Controlling your movement with one thumb and your weapons with the other, you'll battle your way through small hordes of neon wireframe enemies in your constant search for each stage’s locked exit, and the key that will let you advance.
The comparison can’t be avoided – Inferno 2’s visuals bear a distinct resemblance to Geometry Wars and its ilk. Stark lines, sharply contrasting colors, and bursts of light and sound accompany virtually every move and shot. The soundtrack is a well-suited chiptune beat that keeps you engaged. The controls, arguably the most difficult and important piece of any game in the genre, work quite well, though I thought it was an interesting design decision to use the same thumb for activating missiles as you do for movement. This effectively makes you choose between staying agile and mobile, or sitting in place as a turret and firing off far more powerful ordinance. It’s a very clever duality, adding even more depth in a very simple, straightforward way.

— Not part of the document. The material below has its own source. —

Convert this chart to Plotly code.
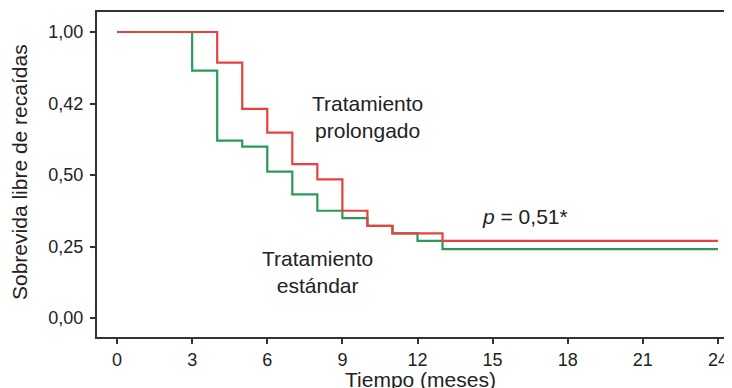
import plotly.graph_objects as go

# Kaplan-Meier step data (months, survival)
prolongado_t = [0, 4, 5, 6, 7, 8, 9, 10, 11, 13, 24]
prolongado_s = [1.00, 0.893, 0.731, 0.648, 0.538, 0.485, 0.375, 0.322, 0.296, 0.270, 0.270]

estandar_t = [0, 3, 4, 5, 6, 7, 8, 9, 10, 11, 12, 13, 24]
estandar_s = [1.00, 0.865, 0.620, 0.599, 0.512, 0.432, 0.375, 0.349, 0.322, 0.296, 0.270, 0.241, 0.241]

x_ticks = [0, 3, 6, 9, 12, 15, 18, 21, 24]
y_tickvals = [0.0, 0.25, 0.5, 0.75, 1.0]
y_ticktext = ["0,00", "0,25", "0,50", "0,42", "1,00"]

FONT = "Arial, Liberation Sans, sans-serif"
RED = "#e8403f"
GREEN = "#2b9958"
TXT = "#222222"

# page body has an 8px margin; plot area should span x 97..732, y 12..337 in the window
OFF = 8
W, H = 732 - OFF, 388 - OFF
L, T, R, B = 97 - OFF, 12 - OFF, 0, 388 - 337
PW, PH = W - L - R, H - T - B

fig = go.Figure()
fig.add_trace(go.Scatter(x=estandar_t, y=estandar_s, mode="lines",
                         line=dict(shape="hv", color=GREEN, width=2.2),
                         hoverinfo="skip", showlegend=False))
fig.add_trace(go.Scatter(x=prolongado_t, y=prolongado_s, mode="lines",
                         line=dict(shape="hv", color=RED, width=2.2),
                         hoverinfo="skip", showlegend=False))

fig.add_annotation(x=10.0, y=0.703, text="Tratamiento<br>prolongado", showarrow=False,
                   font=dict(family=FONT, size=21, color=TXT), xanchor="center", yanchor="middle")
fig.add_annotation(x=8.0, y=0.161, text="Tratamiento<br>estándar", showarrow=False,
                   font=dict(family=FONT, size=21, color=TXT), xanchor="center", yanchor="middle")
fig.add_annotation(x=16.3, y=0.354, text="<i>p</i> = 0,51*", showarrow=False,
                   font=dict(family=FONT, size=21, color=TXT), xanchor="center", yanchor="middle")

# axis titles (positioned in window pixels)
fig.add_annotation(xref="paper", yref="paper", x=(420 - 97) / PW, y=(337 - 379) / PH,
                   text="Tiempo (meses)", showarrow=False,
                   font=dict(family=FONT, size=21, color=TXT), xanchor="center", yanchor="middle")
fig.add_annotation(xref="paper", yref="paper", x=(19 - 97) / PW, y=(337 - 172) / PH,
                   text="Sobrevida libre de recaídas", showarrow=False, textangle=-90,
                   font=dict(family=FONT, size=21, color=TXT), xanchor="center", yanchor="middle")

fig.update_layout(
    width=W, height=H,
    margin=dict(l=L, r=R, t=T, b=B, pad=0),
    paper_bgcolor="white", plot_bgcolor="white",
    font=dict(family=FONT, color=TXT),
    xaxis=dict(range=[-0.8, 24.56], tickvals=x_ticks, ticks="outside", ticklen=5,
               tickcolor="#333", tickwidth=2, showgrid=False, zeroline=False,
               showline=True, linecolor="#333", linewidth=2, mirror=True,
               ticklabeloverflow="allow",
               tickfont=dict(family=FONT, size=18, color=TXT)),
    yaxis=dict(range=[-0.0664, 1.07], tickvals=y_tickvals, ticktext=y_ticktext,
               ticks="outside", ticklen=5, tickcolor="#333", tickwidth=2,
               ticklabelstandoff=3,
               showgrid=False, zeroline=False, showline=True, linecolor="#333", linewidth=2,
               tickfont=dict(family=FONT, size=18, color=TXT)),
)

fig.write_html("out.html")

Inferno 2 features a fairly wide upgrade system of several different weapons and options, though some of the weapons did feel just a little too similar for me to bother with both of them (and besides, having Spread Shot as an opening choice is pretty much a no-brainer in any shmup). As you fly through the stages finding keys and picking off hordes of enemies, you’ll gain a constant stream of XP that will allow you to unlock new upgrades or improve those you already have. While certainly not the most robust upgrade system, it still offers plenty more than the standard fair these games often have.
On the whole, my time with Inferno 2 was quite enjoyable, but there were a few spots that were less than ideal. The game is dark – playing anywhere other than a dim room often left my ship plowing (painlessly) into walls I occasionally just couldn't see. Also, while each individual stage isn't particularly large, without any sort of a map or radar it was sometimes too easy for me to find myself lost - especially once the game introduced pass-through walls that otherwise looked completely solid. Some better guidance would have been handy.
Small complaints aside, Inferno 2 is a good time. It’s got tight controls, good visuals, fun weapons, solid gameplay, and is definitely a worthy entrant into genre.